The parent of Saks Fifth Avenue sealed a $2.65 billion deal to buy rival Neiman Marcus, according to people familiar with the matter, creating a powerhouse in luxury retailing that seeks to hang onto wealthy shoppers — all with a little help from Amazon.com. Amazon and Salesforce will take minority stakes in the combined company, to be called Saks Global, and offer their technological expertise, said The Wall Street Journal, which reported the $2.65 billion deal earlier in the day. Marc Metrick, CEO of Saks's e-commerce business, will run the combined company.
Total Retail's Take: Juan Pellerano-Rendon, chief marketing officer at Swap, a retail technology platform that manages e-commerce operations for direct-to-consumer brands, shared his thoughts on the merger in an email to Total Retail.

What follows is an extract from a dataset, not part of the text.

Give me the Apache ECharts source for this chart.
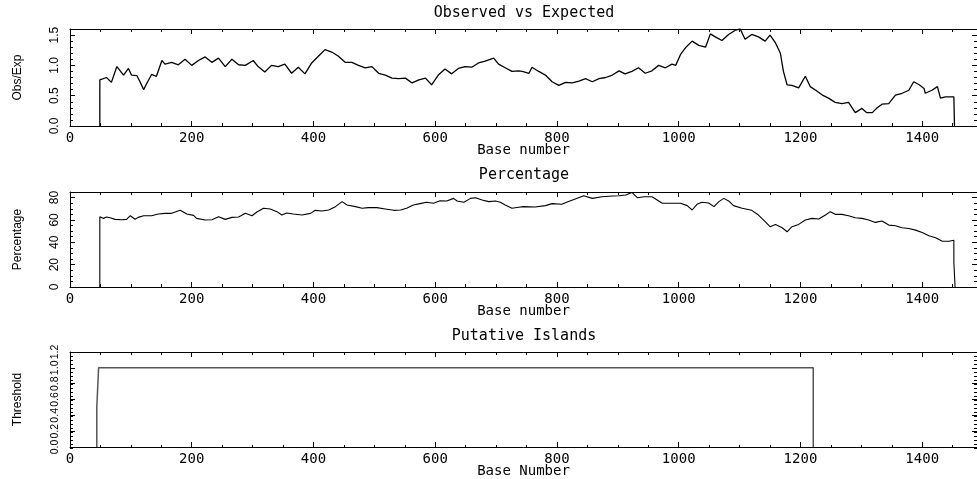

"The move to acquire Neiman Marcus is unsurprising as multibrand retailers struggle. Recent failures like Matches Fashion, Net-a-Porter, and Farfetch's bailout highlight the industry's challenges. This deal aims to save Saks and Neiman Marcus from a similar fate. While skeptics cite the FTC blocking Tapestry's acquisition of Capri, that case involved "accessible luxury," which isn't the focus here. The FTC may take a lenient approach."